**YOUR OBJECTIVE**
Without the pictures, print the lines running from the beginning of the material to the line containing "W, H = 1059, 544", both ends included.

**SOURCE EXCERPT**
□ □ □ □ □
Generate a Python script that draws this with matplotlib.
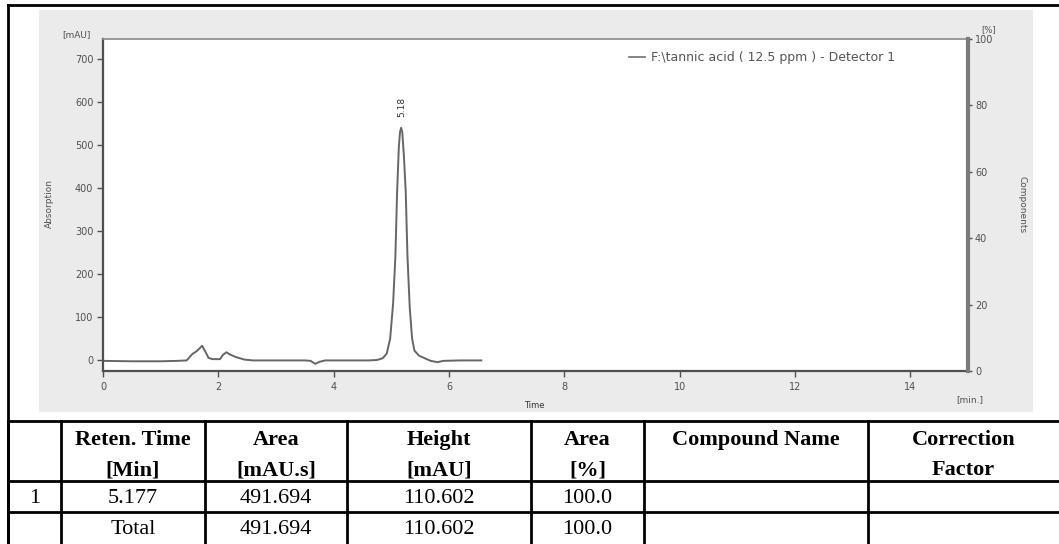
import matplotlib.pyplot as plt
from matplotlib.lines import Line2D
from matplotlib.patches import Rectangle

W, H = 1059, 544

# chromatogram trace (time in min, signal in mAU)
time_min = [0.0, 0.5, 1.0, 1.3, 1.45, 1.55, 1.62, 1.72, 1.78, 1.83, 1.9, 2.03,
            2.08, 2.14, 2.2, 2.3, 2.45, 2.6, 3.0, 3.5, 3.6, 3.68, 3.76, 3.85,
            4.2, 4.6, 4.75, 4.85, 4.92, 4.98, 5.03, 5.07, 5.10, 5.13, 5.15,
            5.17, 5.19, 5.22, 5.25, 5.28, 5.32, 5.36, 5.40, 5.48, 5.58, 5.68,
            5.80, 5.90, 6.2, 6.56]
signal_mau = [-2, -3, -3, -2, -1, 14, 20, 33, 18, 5, 2, 2,
              12, 18, 13, 7, 1, -1, -1, -1, -2, -9, -4, -1,
              -1, -1, 0, 4, 15, 50, 130, 240, 390, 495, 530,
              540, 530, 470, 390, 240, 120, 50, 22, 10, 4, -2,
              -5, -2, -1, -1]
peak_time = 5.18
peak_height = 540

x_ticks = [0, 2, 4, 6, 8, 10, 12, 14]
y_ticks = [0, 100, 200, 300, 400, 500, 600, 700]
pct_ticks = [0, 20, 40, 60, 80, 100]

header_top = ["", "Reten. Time", "Area", "Height", "Area", "Compound Name", "Correction"]
header_bot = ["", "[Min]", "[mAU.s]", "[mAU]", "[%]", "", "Factor"]
row_peak = ["1", "5.177", "491.694", "110.602", "100.0", "", ""]
row_total = ["", "Total", "491.694", "110.602", "100.0", "", ""]
col_edges = [8, 61, 205, 347, 531, 644, 868, 1059]


def fx(px):
    return px / W


def fy(py):
    return 1 - py / H


fig = plt.figure(figsize=(W / 100, H / 100), dpi=100)
fig.patch.set_facecolor("white")

# grey panel behind the chart
fig.add_artist(Rectangle((fx(39), fy(412)), fx(1033) - fx(39), fy(10) - fy(412),
                         transform=fig.transFigure, facecolor="#ebebeb",
                         edgecolor="none", zorder=0))

ax = fig.add_axes([fx(103), fy(371), fx(968) - fx(103), fy(39) - fy(371)])
ax.set_facecolor("white")
ax.plot(time_min, signal_mau, color="#666666", lw=1.4)
ax.set_xlim(0, 15)
ax.set_ylim(-25.6, 746.6)
ax.set_xticks(x_ticks)
ax.set_yticks(y_ticks)
tick_col = "#505050"
ax.tick_params(axis="both", colors=tick_col, labelsize=7, length=4, width=1,
               direction="out", pad=3)
ax.tick_params(axis="x", pad=4)
for s in ["left", "bottom"]:
    ax.spines[s].set_color("#505050")
    ax.spines[s].set_linewidth(1.6)
ax.spines["top"].set_color("#8a8a8a")
ax.spines["top"].set_linewidth(1.2)
ax.spines["right"].set_visible(False)

ax2 = ax.twinx()
ax2.set_ylim(0, 100)
ax2.set_yticks(pct_ticks)
ax2.set_yticklabels([str(t) for t in pct_ticks])
ax2.tick_params(axis="y", colors=tick_col, labelsize=7, length=3, width=1, pad=2)
ax2.spines["right"].set_color("#7a7a7a")
ax2.spines["right"].set_linewidth(3)
for s in ["left", "top", "bottom"]:
    ax2.spines[s].set_visible(False)

# peak label
ax.text(peak_time, peak_height + 25, "5.18", rotation=90, ha="center",
        va="bottom", fontsize=6.5, color="#333333")

# legend
fig.add_artist(Line2D([fx(629), fx(645)], [fy(57), fy(57)], color="#707070", lw=1.2))
fig.text(fx(651), fy(57), "F:\\tannic acid ( 12.5 ppm ) - Detector 1",
         fontsize=9, color="#555555", va="center", ha="left")

# axis annotations
fig.text(fx(76), fy(35), "[mAU]", fontsize=6.5, color=tick_col, ha="center", va="center")
fig.text(fx(989), fy(30), "[%]", fontsize=6, color=tick_col, ha="center", va="center")
fig.text(fx(49), fy(203), "Absorption", rotation=90, fontsize=6.5, color=tick_col,
         ha="center", va="center")
fig.text(fx(1022), fy(205), "Components", rotation=-90, fontsize=6.5, color=tick_col,
         ha="center", va="center")
fig.text(fx(534), fy(406), "Time", fontsize=6, color="#333333", ha="center", va="center")
fig.text(fx(970), fy(400), "[min.]", fontsize=6.5, color=tick_col, ha="center", va="center")

# outer border
fig.add_artist(Line2D([fx(8), fx(8)], [fy(5), fy(544)], color="black", lw=2))
fig.add_artist(Line2D([fx(8), fx(1059)], [fy(5), fy(5)], color="black", lw=2))

# table grid
for y in [421, 481, 512]:
    fig.add_artist(Line2D([fx(8), fx(1059)], [fy(y), fy(y)], color="black", lw=2))
for x in col_edges[:-1]:
    fig.add_artist(Line2D([fx(x), fx(x)], [fy(421), fy(544)], color="black", lw=2))

serif = "Liberation Serif"
for i in range(len(header_top)):
    cx = (col_edges[i] + col_edges[i + 1]) / 2
    fig.text(fx(cx), fy(445), header_top[i], fontsize=16, fontweight="bold",
             family=serif, ha="center", va="baseline")
    fig.text(fx(cx), fy(475), header_bot[i], fontsize=16, fontweight="bold",
             family=serif, ha="center", va="baseline")
    fig.text(fx(cx), fy(503), row_peak[i], fontsize=16, family=serif,
             ha="center", va="baseline")
    fig.text(fx(cx), fy(534), row_total[i], fontsize=16, family=serif,
             ha="center", va="baseline")

fig.savefig("out.png", dpi=100)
□ □ □ □ □
**RESULT OF THIS EXERCISE**
Generate a Python script that draws this with matplotlib.
import matplotlib.pyplot as plt
from matplotlib.lines import Line2D
from matplotlib.patches import Rectangle

W, H = 1059, 544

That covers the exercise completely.